**WHAT IS ASKED**. Will you give the material below again, every line exactly as it is?

**SOURCE EXCERPT**.

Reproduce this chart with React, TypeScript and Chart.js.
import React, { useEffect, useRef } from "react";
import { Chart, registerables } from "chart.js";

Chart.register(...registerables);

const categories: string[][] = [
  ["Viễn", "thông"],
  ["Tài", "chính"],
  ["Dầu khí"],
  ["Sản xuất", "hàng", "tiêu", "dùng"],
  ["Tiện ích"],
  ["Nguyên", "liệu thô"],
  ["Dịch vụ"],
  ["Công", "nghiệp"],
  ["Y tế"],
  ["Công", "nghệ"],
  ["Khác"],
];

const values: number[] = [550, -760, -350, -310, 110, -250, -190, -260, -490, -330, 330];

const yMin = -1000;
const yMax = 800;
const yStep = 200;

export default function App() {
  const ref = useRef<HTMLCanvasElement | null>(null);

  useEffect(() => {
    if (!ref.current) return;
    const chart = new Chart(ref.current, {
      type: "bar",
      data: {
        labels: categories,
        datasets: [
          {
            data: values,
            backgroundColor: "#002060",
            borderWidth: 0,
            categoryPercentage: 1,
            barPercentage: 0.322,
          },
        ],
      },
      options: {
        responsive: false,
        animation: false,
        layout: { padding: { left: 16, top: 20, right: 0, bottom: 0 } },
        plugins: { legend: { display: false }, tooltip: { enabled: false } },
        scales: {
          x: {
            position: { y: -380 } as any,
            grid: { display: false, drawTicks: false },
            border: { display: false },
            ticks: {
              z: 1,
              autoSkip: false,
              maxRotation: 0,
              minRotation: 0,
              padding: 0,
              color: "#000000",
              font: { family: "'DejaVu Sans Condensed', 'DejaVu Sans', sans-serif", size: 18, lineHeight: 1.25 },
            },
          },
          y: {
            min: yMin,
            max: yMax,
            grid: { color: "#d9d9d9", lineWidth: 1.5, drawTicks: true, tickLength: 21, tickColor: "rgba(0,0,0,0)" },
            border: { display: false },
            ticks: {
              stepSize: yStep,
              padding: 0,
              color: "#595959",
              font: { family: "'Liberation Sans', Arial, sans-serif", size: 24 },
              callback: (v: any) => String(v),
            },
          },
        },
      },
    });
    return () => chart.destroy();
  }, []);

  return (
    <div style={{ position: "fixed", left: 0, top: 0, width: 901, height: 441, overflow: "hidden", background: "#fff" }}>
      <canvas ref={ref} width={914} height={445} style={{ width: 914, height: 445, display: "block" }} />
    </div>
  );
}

**RESULT OF THE TASK**.
Reproduce this chart with React, TypeScript and Chart.js.
import React, { useEffect, useRef } from "react";
import { Chart, registerables } from "chart.js";

Chart.register(...registerables);

const categories: string[][] = [
  ["Viễn", "thông"],
  ["Tài", "chính"],
  ["Dầu khí"],
  ["Sản xuất", "hàng", "tiêu", "dùng"],
  ["Tiện ích"],
  ["Nguyên", "liệu thô"],
  ["Dịch vụ"],
  ["Công", "nghiệp"],
  ["Y tế"],
  ["Công", "nghệ"],
  ["Khác"],
];

const values: number[] = [550, -760, -350, -310, 110, -250, -190, -260, -490, -330, 330];

const yMin = -1000;
const yMax = 800;
const yStep = 200;

export default function App() {
  const ref = useRef<HTMLCanvasElement | null>(null);

  useEffect(() => {
    if (!ref.current) return;
    const chart = new Chart(ref.current, {
      type: "bar",
      data: {
        labels: categories,
        datasets: [
          {
            data: values,
            backgroundColor: "#002060",
            borderWidth: 0,
            categoryPercentage: 1,
            barPercentage: 0.322,
          },
        ],
      },
      options: {
        responsive: false,
        animation: false,
        layout: { padding: { left: 16, top: 20, right: 0, bottom: 0 } },
        plugins: { legend: { display: false }, tooltip: { enabled: false } },
        scales: {
          x: {
            position: { y: -380 } as any,
            grid: { display: false, drawTicks: false },
            border: { display: false },
            ticks: {
              z: 1,
              autoSkip: false,
              maxRotation: 0,
              minRotation: 0,
              padding: 0,
              color: "#000000",
              font: { family: "'DejaVu Sans Condensed', 'DejaVu Sans', sans-serif", size: 18, lineHeight: 1.25 },
            },
          },
          y: {
            min: yMin,
            max: yMax,
            grid: { color: "#d9d9d9", lineWidth: 1.5, drawTicks: true, tickLength: 21, tickColor: "rgba(0,0,0,0)" },
            border: { display: false },
            ticks: {
              stepSize: yStep,
              padding: 0,
              color: "#595959",
              font: { family: "'Liberation Sans', Arial, sans-serif", size: 24 },
              callback: (v: any) => String(v),
            },
          },
        },
      },
    });
    return () => chart.destroy();
  }, []);

  return (
    <div style={{ position: "fixed", left: 0, top: 0, width: 901, height: 441, overflow: "hidden", background: "#fff" }}>
      <canvas ref={ref} width={914} height={445} style={{ width: 914, height: 445, display: "block" }} />
    </div>
  );
}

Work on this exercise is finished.